Former England international footballer Gary Neville says his refusal to sing God Save the Queen during the Euro 96 tournament was due to a protest against the Football Association.
A video of the ex-Manchester United right-back standing in stony silence while the national anthem played has resurfaced online recently, after football fans argued over Liverpool defender Trent Alexander-Arnold staying quiet while his team-mates sang during England’s recent Nations League fixture against Hungary on 4 June.
Some Liverpool fans booed the anthem when it was played ahead of the Carabao Cup and FA Cup finals against Chelsea earlier this year, with manager Jurgen Klopp calling the club’s supporters ‘wonderful people’ who ‘had a reason to boo.’

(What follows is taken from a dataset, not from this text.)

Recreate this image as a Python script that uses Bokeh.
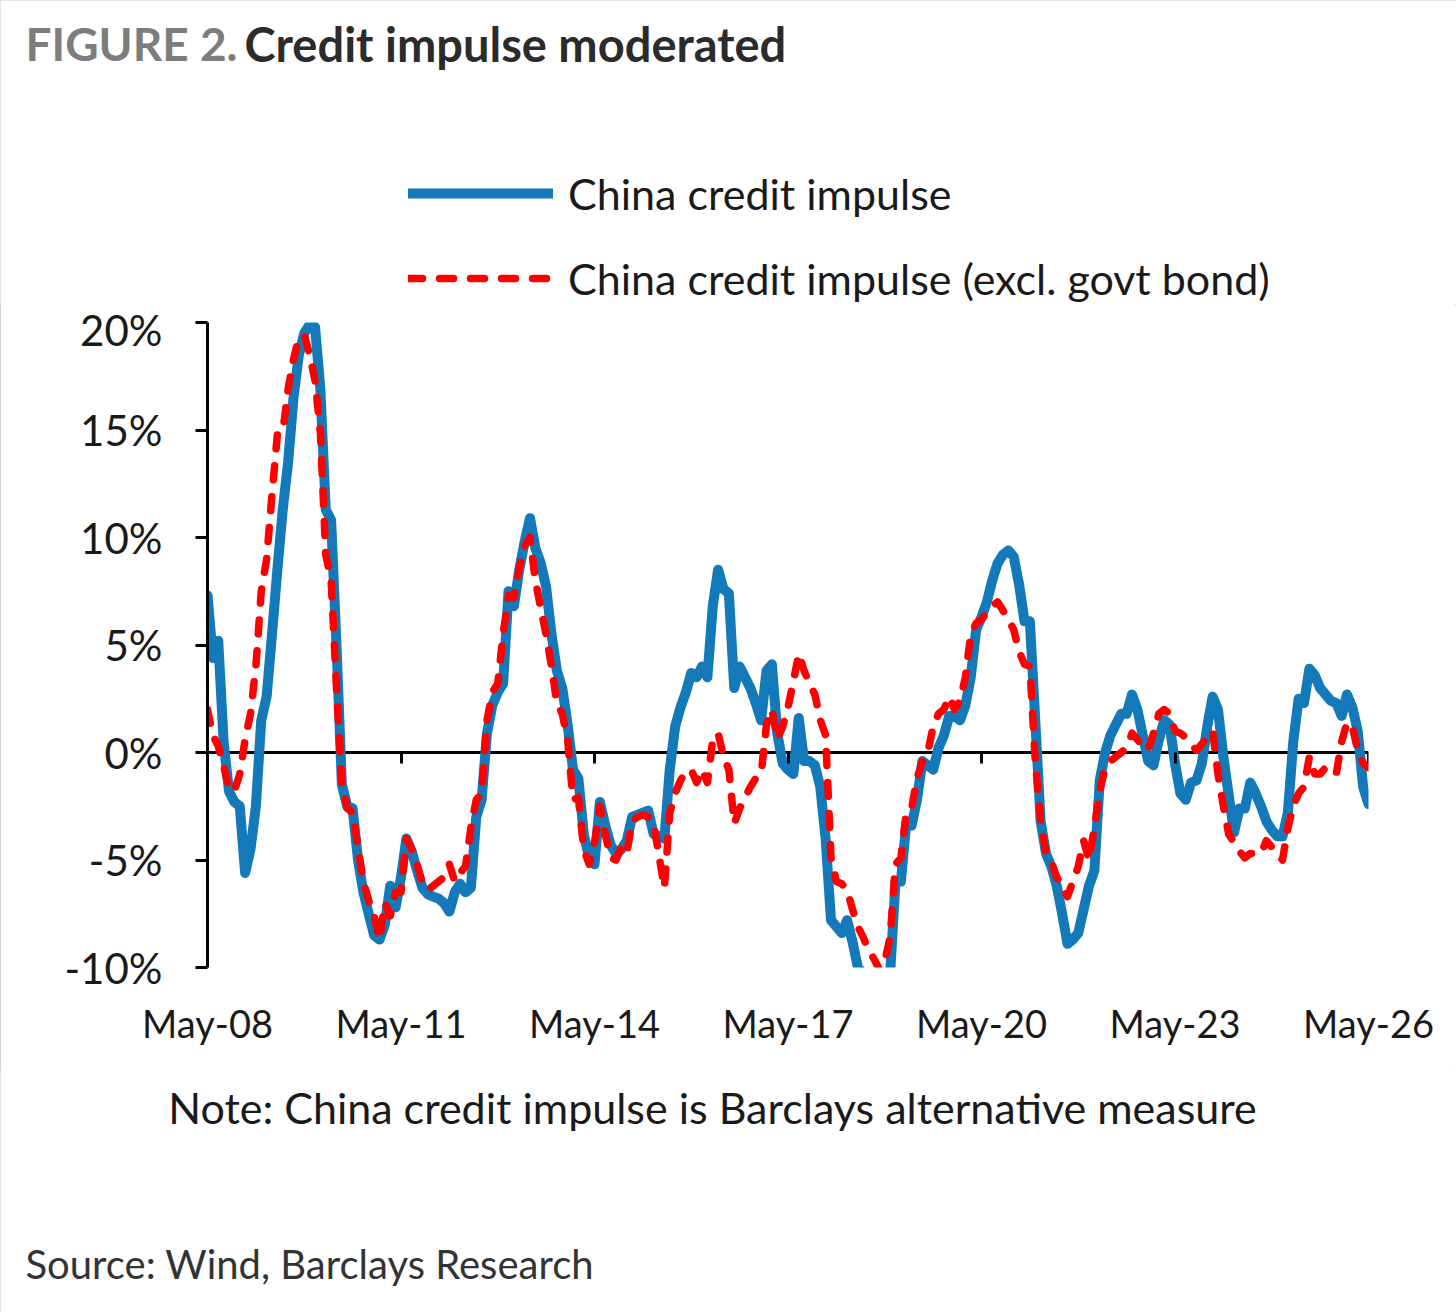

Neville, though, says he regrets not signing the anthem during the tournament held on home soil, calling it a ‘big mistake’ which was due to his ‘stubbornness.’
The Sky Sports pundit explained that he didn’t sing the album on his England debut because he was concentrating on focusing his mind, and then refused to do so afterwards when FA boss Geoff Thompson told him: ‘You must sing the anthem.’
‘I didn’t sing it the first time I played for England, partly because I thought “I’m serious about my work and I’m not singing before a game”. I said “I’m not being told by some suits what to do”.’
Neville gave further insight into his dealing with Thompson on the matter in a 2011 Daily Mail column.
‘He [Thompson] only ever sought out one conversation with me,’ Neville recalled. ‘Did he want to pick my brains on World Cup preparation? Or ask how the FA could help behind the scenes? No, Mr Thompson wanted to know why I didn’t sing the National Anthem.
‘”Gary, we’d rather appreciate it if you joined in,” he said. I had to politely explain that no disrespect was intended, I preferred to spend those few minutes, as I’d done all my career, focusing on the match. And that was the extent of my dealings with the chairman of the FA.’
47-year-old Neville made a total of 85 England appearances between 1995 and 2007.